**Required task**
Go through the data below. Pull out every line that has the word "chart".

>> Start Exercise input

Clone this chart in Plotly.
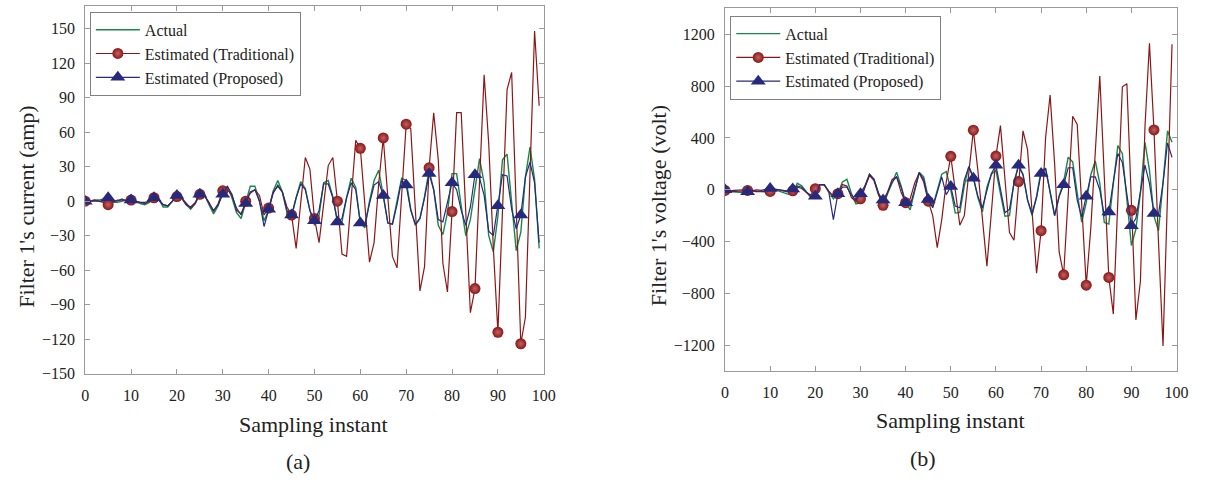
import plotly.graph_objects as go

# ---------------------------------------------------------------------------
# Data
# ---------------------------------------------------------------------------
samples = list(range(100))

current_actual = [
    0, 0, 1, 1, 2, 2, -1, -1, 0, 1,
    1, 0, -2, -3, -1, 3, 2, -5, -5, 0,
    5, 3, -3, -7, -2, 7, 6, -3, -11, -4,
    8, 13, 3, -10, -15, -1, 13, 13, 0, -17,
    -8, 9, 18, 8, -10, -14, 3, 17, 11, -8,
    -21, -12, 16, 18, 4, -17, -18, 3, 20, 12,
    -19, -23, 0, 18, 27, 5, -19, -20, -1, 20,
    18, -7, -21, -15, 4, 27, 10, -21, -29, -10,
    24, 24, -4, -30, -16, 10, 37, 16, -30, -44,
    -13, 36, 41, -1, -43, -27, 21, 47, 19, -41,
]
current_traditional = [
    0, 0, 1, 0, -1, -3, -1, 1, 1, 1,
    1, 0, -1, -2, 0, 3, 2, -3, -4, 0,
    4, 3, -2, -6, -2, 6, 5, -1, -9, -2,
    9, 10, 5, -6, -12, 0, 7, 10, 5, -12,
    -6, 8, 13, 8, -5, -12, -41, 0, 38, 28,
    -15, -36, 0, 31, 38, 0, -46, -48, 2, 53,
    46, 0, -53, -36, 15, 55, 4, -48, -58, 5,
    67, 63, -7, -78, -57, 29, 77, 36, -54, -79,
    -9, 77, 77, -10, -97, -76, 17, 110, 50, -40,
    -114, -8, 97, 112, -5, -124, -101, 24, 148, 83,
]
current_proposed = [
    0, 0, 0, 0, 0, 3, 0, 0, 2, 0,
    1, 0, -1, -1, 0, 3, 1, -3, -4, 0,
    5, 3, -3, -5, -1, 6, 5, -2, -8, -3,
    6, 13, 6, -8, -11, -2, 8, 10, 0, -22,
    -7, 7, 14, 8, -8, -12, 3, 15, 10, -8,
    -17, -8, 15, 15, 3, -18, -15, 3, 16, 10,
    -19, -20, -2, 14, 17, 5, -19, -20, -3, 18,
    14, -8, -20, -15, 3, 24, 10, -16, -18, -1,
    16, 10, -8, -21, -5, 23, 20, 5, -26, -30,
    -4, 23, 22, -7, -24, -12, 21, 34, 16, -36,
]

voltage_actual = [
    -10, -10, -15, -20, -20, -10, -5, -10, -15, -15,
    -5, 0, -10, -25, -35, -25, 50, 30, -20, -60,
    -40, 40, 40, -20, -70, -30, 60, 80, -30, -110,
    -100, 30, 120, 80, -20, -130, -30, 60, 135, 30,
    -100, -155, 0, 135, 100, -60, -130, 0, 120, 140,
    0, -180, -175, 30, 180, 100, -60, -170, 20, 120,
    150, -30, -205, -200, 60, 185, 120, -80, -197, -50,
    150, 164, -25, -200, -50, 60, 252, 215, -25, -250,
    -100, 114, 222, 50, -252, -265, 50, 341, 278, -50,
    -430, -303, -25, 366, 152, -202, -316, 50, 455, 366,
]
voltage_traditional = [
    -5, -10, -15, -10, -10, -5, -10, -15, -15, -10,
    -13, -5, 0, -10, -15, -8, 20, 10, -20, -40,
    8, 40, 35, -10, -50, -30, 40, 30, -60, -90,
    -70, 20, 110, 70, -40, -120, -20, 80, 100, -20,
    -100, -70, 50, 130, 60, -88, -200, -447, -230, 60,
    258, -10, -273, -200, 150, 460, 150, -250, -590, -170,
    260, 495, 80, -330, -390, 63, 455, 310, -170, -644,
    -316, 404, 732, 200, -480, -657, -50, 568, 505, -150,
    -737, -300, 340, 879, 100, -677, -960, -80, 795, 818,
    -159, -1005, -707, 480, 1131, 462, -400, -1207, -40, 1124,
]
voltage_proposed = [
    0, -10, -5, 0, 0, -15, -5, 0, -5, 0,
    10, 5, 0, -5, -10, 5, 30, 20, -20, -50,
    -50, 40, 40, -20, -230, -30, 20, 20, -40, -80,
    -30, 30, 120, 80, -30, -80, -20, 60, 100, 20,
    -100, -120, 0, 130, 80, -76, -139, -20, 100, -38,
    25, -126, -139, 76, 177, 88, -50, -139, 0, 126,
    189, 13, -177, -150, 50, 189, 114, -76, -185, -60,
    126, 164, -25, -200, -50, 38, 170, 170, -80, -210,
    -50, 100, 100, 0, -200, -172, 60, 280, 210, -50,
    -278, -220, 0, 190, 50, -184, -190, 50, 361, 250,
]

sample_ticks = list(range(0, 101, 10))
current_ticks = list(range(-150, 151, 30))
voltage_ticks = list(range(-1200, 1201, 400))

# ---------------------------------------------------------------------------
# Styling
# ---------------------------------------------------------------------------
FONT = "Liberation Serif"
GREEN = "#17874a"
RED = "#8c1616"
NAVY = "#272a7c"
FRAME = "#9a9a9a"
TEXT = "#222222"

# a marker is shown on every fifth sample only
marked = [i for i in samples if i % 5 == 0]
hide_unmarked = dict(marker=dict(opacity=0))
show_marked = dict(marker=dict(opacity=1))

fig = go.Figure()


def add_panel(actual, traditional, proposed, xa, ya, legend):
    fig.add_trace(go.Scatter(
        x=samples, y=actual, mode="lines", name="Actual",
        line=dict(color=GREEN, width=1.4),
        xaxis=xa, yaxis=ya, legend=legend,
    ))
    fig.add_trace(go.Scatter(
        x=samples, y=traditional, mode="lines+markers",
        name="Estimated (Traditional)",
        line=dict(color=RED, width=1.2),
        marker=dict(symbol="circle", size=11, color=RED, opacity=1,
                    gradient=dict(type="radial", color="#c06464"),
                    line=dict(width=0)),
        selectedpoints=marked, selected=show_marked, unselected=hide_unmarked,
        xaxis=xa, yaxis=ya, legend=legend,
    ))
    fig.add_trace(go.Scatter(
        x=samples, y=proposed, mode="lines+markers",
        name="Estimated (Proposed)",
        line=dict(color=NAVY, width=1.2),
        marker=dict(symbol="triangle-up", size=13, color=NAVY, opacity=1,
                    line=dict(width=0)),
        selectedpoints=marked, selected=show_marked, unselected=hide_unmarked,
        xaxis=xa, yaxis=ya, legend=legend,
    ))


add_panel(current_actual, current_traditional, current_proposed,
          "x", "y", "legend")
add_panel(voltage_actual, voltage_traditional, voltage_proposed,
          "x2", "y2", "legend2")

axis_common = dict(
    showline=True, linecolor=FRAME, linewidth=1,
    mirror="ticks", ticks="inside", ticklen=5, tickcolor=FRAME, tickwidth=1,
    showgrid=False, zeroline=False,
    tickfont=dict(family=FONT, size=16, color=TEXT),
)

legend_common = dict(
    xanchor="left", yanchor="top",
    bgcolor="white", bordercolor="#808080", borderwidth=1,
    font=dict(family=FONT, size=16, color=TEXT),
    itemwidth=44, tracegroupgap=0,
)

W, H = 1207, 485


def ann(text, x, y, size=22, angle=0):
    return dict(text=text, x=x / W, y=1 - y / H, xref="paper", yref="paper",
                showarrow=False, textangle=angle,
                font=dict(family=FONT, size=size, color=TEXT),
                xanchor="center", yanchor="middle")


fig.update_layout(
    width=W, height=H,
    margin=dict(l=0, r=0, t=0, b=0),
    paper_bgcolor="white", plot_bgcolor="white",
    xaxis=dict(domain=[82.3 / W, 547 / W], range=[0, 100],
               tickvals=sample_ticks, anchor="y", ticklabelstandoff=7,
               **axis_common),
    yaxis=dict(domain=[1 - 380.7 / H, 1 - 5.9 / H], range=[-150, 170],
               tickvals=current_ticks, anchor="x", ticklabelstandoff=6,
               **axis_common),
    xaxis2=dict(domain=[730.7 / W, 1188.3 / W], range=[0, 100],
                tickvals=sample_ticks, anchor="y2", ticklabelstandoff=7,
                **axis_common),
    yaxis2=dict(domain=[1 - 378.1 / H, 1 - 8.6 / H], range=[-1400, 1400],
                tickvals=voltage_ticks, anchor="x2", ticklabelstandoff=6,
                **axis_common),
    legend=dict(x=87 / W, y=1 - 12 / H, **legend_common),
    legend2=dict(x=736 / W, y=1 - 16 / H, **legend_common),
    annotations=[
        ann("Filter 1's current (amp)", 22, 210, angle=-90),
        ann("Sampling instant", 314, 433),
        ann("(a)", 298, 470),
        ann("Filter 1's voltage (volt)", 663, 210, angle=-90),
        ann("Sampling instant", 959, 428),
        ann("(b)", 931, 467),
    ],
)

fig.write_html("out.html")
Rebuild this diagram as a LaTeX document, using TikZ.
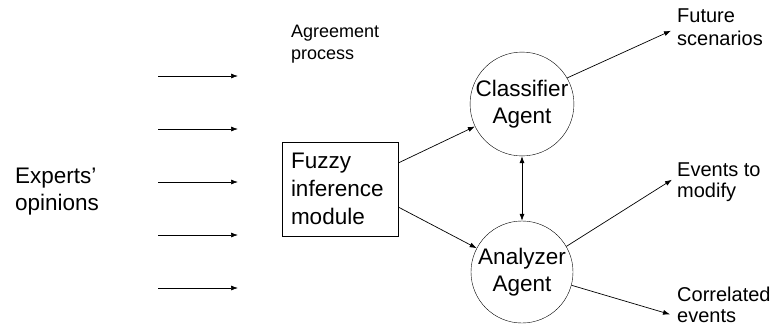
\documentclass[tikz,border=0pt]{standalone}
\usepackage{fontspec}
\setmainfont{Liberation Sans}
\usetikzlibrary{arrows.meta}
\tikzstyle{agent} = [circle, draw, minimum size=102pt, inner sep=0pt, align=center, font=\fontsize{22.5}{27}\selectfont]
\tikzstyle{module} = [rectangle, draw, text width=98pt, inner xsep=9pt, minimum height=94pt, align=left, font=\fontsize{22.5}{28}\selectfont]
\tikzstyle{label} = [inner sep=0pt, anchor=base west, align=left, font=\fontsize{20}{22}\selectfont]
\tikzstyle{flow} = [-{Latex[length=7pt,width=5pt]}, line width=0.7pt]

\begin{document}
\begin{tikzpicture}[x=1pt, y=-1pt]
    \useasboundingbox (0,0) rectangle (773,325);
    % labels sit on the baseline of their last line
    \node[label, font=\fontsize{22.5}{27}\selectfont] (experts) at (15,210) {Experts’\\opinions};
    \node[label, font=\fontsize{18}{22}\selectfont] (agree) at (291,59) {Agreement\\process};
    \node[module] (fuzzy) at (340,189) {Fuzzy\\inference\\module};
    \node[agent] (classifier) at (522,104) {Classifier\\Agent};
    \node[agent] (analyzer) at (522,272) {Analyzer\\Agent};
    \node[label, font=\fontsize{20}{23}\selectfont] (future) at (677,45) {Future\\scenarios};
    \node[label, font=\fontsize{20}{21}\selectfont] (events) at (677,197) {Events to\\modify};
    \node[label, font=\fontsize{20}{21}\selectfont] (correl) at (677,322) {Correlated\\events};
    % one arrow per expert opinion
    \foreach \i/\y in {1/76, 2/129, 3/182, 4/235, 5/288} {
        \coordinate (in\i) at (158,\y);
        \coordinate (out\i) at (238,\y);
        \draw[flow] (in\i) -- (out\i);
    }
    \draw[flow] ([yshift=26pt]fuzzy.east) -- (classifier);
    \draw[flow] ([yshift=-18pt]fuzzy.east) -- (analyzer);
    \draw[flow, {Latex[length=7pt,width=5pt]}-{Latex[length=7pt,width=5pt]}] (classifier) -- (analyzer);
    \draw[flow] (classifier.30) -- ([xshift=-6pt,yshift=-4pt]future.west);
    \draw[flow] (analyzer.30) -- ([xshift=-5pt,yshift=2pt]events.west);
    \draw[flow] (analyzer.-15) -- ([xshift=-7pt,yshift=-10pt]correl.west);
\end{tikzpicture}
\end{document}
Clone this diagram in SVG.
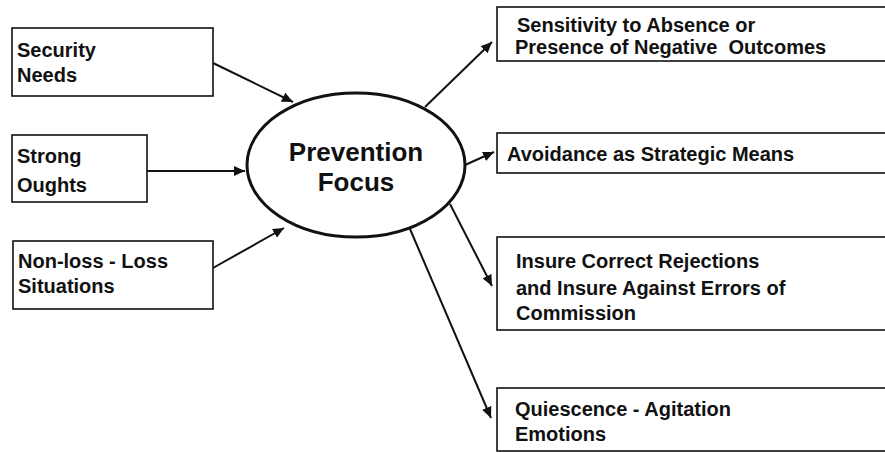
<svg xmlns="http://www.w3.org/2000/svg" width="885" height="453" viewBox="0 0 885 453">
<style>
.box{fill:#fff;stroke:#111;stroke-width:1.6}
.t{font-family:"Liberation Sans",Arial,sans-serif;font-weight:bold;font-size:20px;fill:#111}
.big{font-family:"Liberation Sans",Arial,sans-serif;font-weight:bold;font-size:26px;fill:#111}
.c{stroke:#111;stroke-width:2;fill:none;marker-end:url(#ah)}
</style>
<defs>
<marker id="ah" markerUnits="userSpaceOnUse" markerWidth="12" markerHeight="10" refX="11" refY="5" orient="auto">
<path d="M0,0 L11,5 L0,10 Z" fill="#111"/>
</marker>
</defs>
<rect width="885" height="453" fill="#fff"/>
<g id="connectors">
<line class="c" x1="213" y1="63" x2="293" y2="102"/>
<line class="c" x1="147" y1="171" x2="245" y2="171"/>
<line class="c" x1="213" y1="268" x2="284" y2="228"/>
<line class="c" x1="425" y1="107" x2="492" y2="42"/>
<line class="c" x1="465" y1="165" x2="494" y2="152"/>
<line class="c" x1="450" y1="204" x2="492" y2="286"/>
<line class="c" x1="410" y1="229" x2="491" y2="418"/>
</g>
<g id="security-needs">
<rect class="box" x="12" y="28" width="201" height="68"/>
<text class="t" x="17" y="57">Security</text>
<text class="t" x="17" y="82">Needs</text>
</g>
<g id="strong-oughts">
<rect class="box" x="12" y="135" width="135" height="67"/>
<text class="t" x="17" y="163">Strong</text>
<text class="t" x="17" y="192">Oughts</text>
</g>
<g id="non-loss">
<rect class="box" x="13" y="241" width="200" height="68"/>
<text class="t" x="18" y="268">Non-loss - Loss</text>
<text class="t" x="18" y="293">Situations</text>
</g>
<g id="prevention-focus">
<ellipse cx="356" cy="165" rx="109" ry="72" fill="#fff" stroke="#111" stroke-width="3"/>
<text class="big" x="356" y="161" text-anchor="middle">Prevention</text>
<text class="big" x="356" y="191" text-anchor="middle">Focus</text>
</g>
<g id="sensitivity">
<rect class="box" x="497" y="7" width="395" height="54"/>
<text class="t" x="517" y="32">Sensitivity to Absence or</text>
<text class="t" x="515" y="54" xml:space="preserve">Presence of Negative  Outcomes</text>
</g>
<g id="avoidance">
<rect class="box" x="497" y="133" width="395" height="40"/>
<text class="t" x="507" y="161">Avoidance as Strategic Means</text>
</g>
<g id="insure">
<rect class="box" x="497" y="237" width="395" height="93"/>
<text class="t" x="516" y="268">Insure Correct Rejections</text>
<text class="t" x="516" y="295">and Insure Against Errors of</text>
<text class="t" x="516" y="320">Commission</text>
</g>
<g id="quiescence">
<rect class="box" x="497" y="388" width="395" height="63"/>
<text class="t" x="515" y="416">Quiescence - Agitation</text>
<text class="t" x="515" y="441">Emotions</text>
</g>
</svg>
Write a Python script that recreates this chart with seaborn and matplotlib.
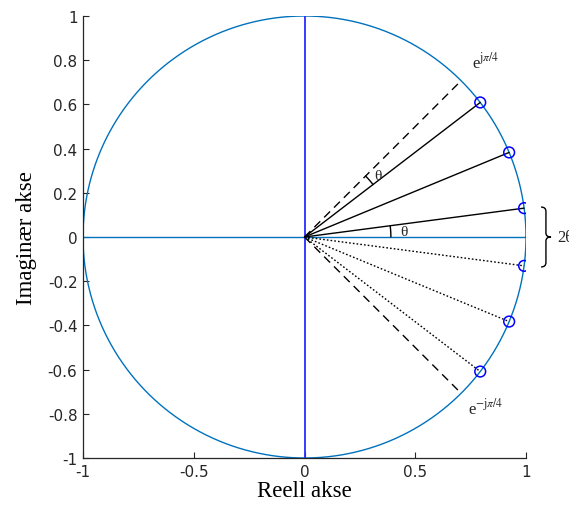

>> End Exercise input

**Task solution**
Clone this chart in Plotly.
Write a Python script that recreates this chart with seaborn and matplotlib.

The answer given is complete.